To facilitate the day-to-day liquidity management, the Bank may also conduct repos and reverse repos (i.e., lending and borrowing of short duration using securities as collateral). These fine-tuning OMOs are available both during and at the end of the day. When issued, the fine-tuning operations are conducted at the policy rate (MoPR). The Bank also offers two credit facilities (the Credit Facility - CF, and the Standing Credit Facility - SCF) to local banks, where the borrowing rates are linked directly to the MoPR. The CF and SCF are examples of a standing facility, offered to facilitate squaring of negative closing positions of local commercial banks.
Effective conduct of these various instruments that constitute the Bank’s OMOs requires forecasts of market liquidity to determine liquidity conditions. In addition, a variety of money market data are published, including the BoBC auction results summary (published weekly on the Bank’s website under latest news). These are also included in the Bank’s various statistical publications, including the Annual Report and Botswana Financial Statistics, as well as on this website.
Primary Reserve Requirements
The Bank is empowered under the Bank of Botswana (Amendment) Act Section 40 to impose a Primary Reserve Requirement (PRR) on commercial banks. A bank’s PRR is based on its reservable liabilities in the month prior to the start of the current Reserves Maintenance Period (RMP). Currently, reservable liabilities consist of Pula-denominated customer deposits, and exclude interbank deposits and securities issued by commercial banks. PRR balances are not remunerated. Vault cash is not taken into consideration in meeting the PRR.
The level of the PRR is currently set at 2.5% since May 2020 (Monetary Policy Committee Statement, April 2020).
The PRR balance is to be maintained on an average basis over the RMP, which runs from the second Wednesday of a month to the second Tuesday of the following month (see Operational Guidelines for Primary Reserves Requirement Averaging, September 2019). Banks may freely transfer balances between their PRR account and their Settlement (current) Account at any time during Botswana Interbank Settlement System (BISS) operating hours.
The penalty for any shortfall in the PRR account is determined by law as a maximum of 0.2% per day of the amount of the deficiency.
Open Market Operations (OMO)
The Bank currently conducts two regular OMOs:
- 7-day BoBCs are auctioned every Tuesday, on a Fixed Rate Full Allotment (FRFA) basis at the MoPR, with T+1 settlement;
- 1-month BoBCs are auctioned on the third Tuesday of each month, for a fixed volume and on a multiple price basis, with T+1 settlement;
- Fine-Tuning OMOs (FTOs) may be conducted on an ad hoc, on a need basis, at the discretion of the Bank.
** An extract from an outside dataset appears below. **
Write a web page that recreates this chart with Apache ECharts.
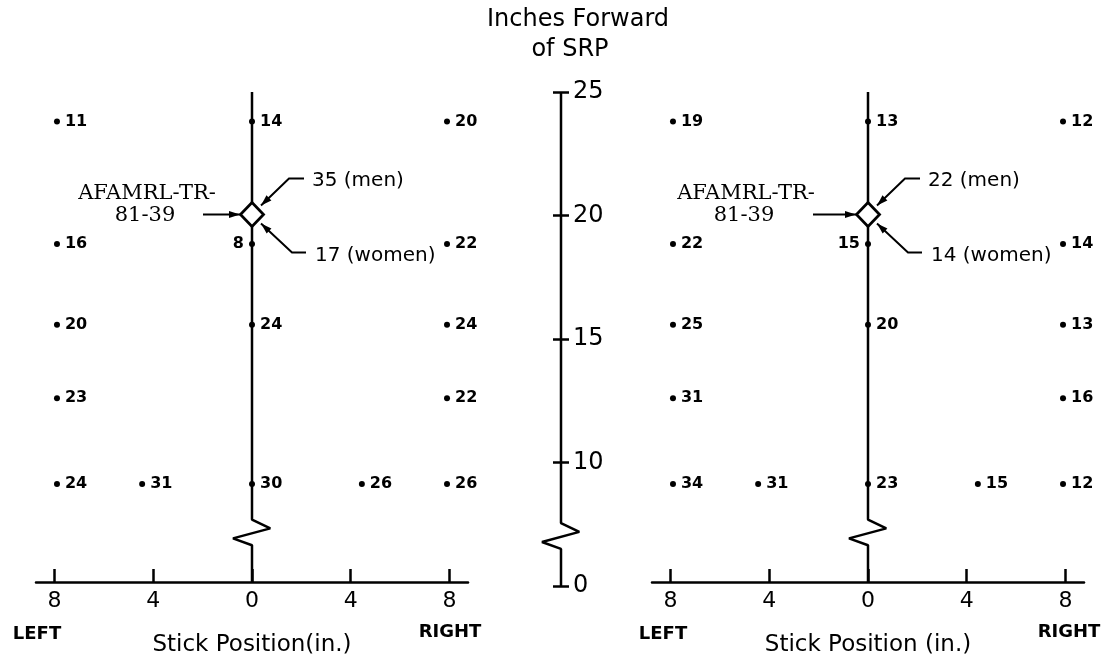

These are normally conducted with an overnight maturity, at the MoPR, for T+0 settlement, and on a repo/reverse repo basis; and
- Results of these OMOs are published on Bloomberg, and Refinitiv, as well as the “Latest News” section of the Bank of Botswana’s website.
Standing Facilities (SF)
- Standing Deposit Facility (SDF): overnight, at MoPR – 100 basis points; for T+0 settlement.
- Standing Credit Facility (SCF): overnight, at MoPR +100 basis points; for T+0 settlement; on a repo basis.
- The SCF is available to banks during BISS operating hours (until 16.15pm), while the SDF is available until 17:00pm.
- Credit Facility: if a bank would otherwise go overdrawn on its Settlement Account, the Bank will provide credit against the pool of collateral pre-pledged to the Bank, as Settlement Accounts are not allowed to go into deficit. The Credit Facility provides overnight funds, at MoPR + 800 basis points, with T+0 settlement.
Intraday credit or daylight exposure is provided to banks to meet liquidity shortages during the course of a working day, at their request and against the collateral of eligible securities, in order to facilitate the smooth flow of payments in the system. Intraday credit is not subject to any interest charge, but if not repaid at close of business is automatically converted into the overnight CF.
All commercial banks authorised and operating in Botswana are eligible to participate in the OMOs, and to make use of the SF, subject to the appropriate legal agreements.
Lender of Last Resort
Section 38 of the Bank of Botswana (Amendment) Act 2022, provides that the Bank may in exceptional circumstances and on such terms and conditions as it may determine, act as lender of last resort by providing credit to a bank for up to 92 days.
Eligible collateral pool
The eligible collateral pool consists of:
- Government of Botswana Treasury Bills and bonds; and
- Corporate bonds listed and traded on the Botswana Stock Exchange (Monetary Policy Committee Statement, December 2022, Annex 2, section 2.3).
Of the eligible collateral, Government securities and corporate bonds are subject to a haircut - based on residual maturity – on the current market valuation. A haircut refers to the lower-than-market value placed on an asset being used as collateral for a loan.
Commercial banks are allowed to pre-pledge collateral to the Bank, up to 150% of their core capital, so that it is available in case of need.
Repo transactions (Finetuning operations and SCF) between the Bank and commercial banks are subject to a Master Repurchase Agreement, while intraday credit and CF borrowings fall under a pledged collateral agreement.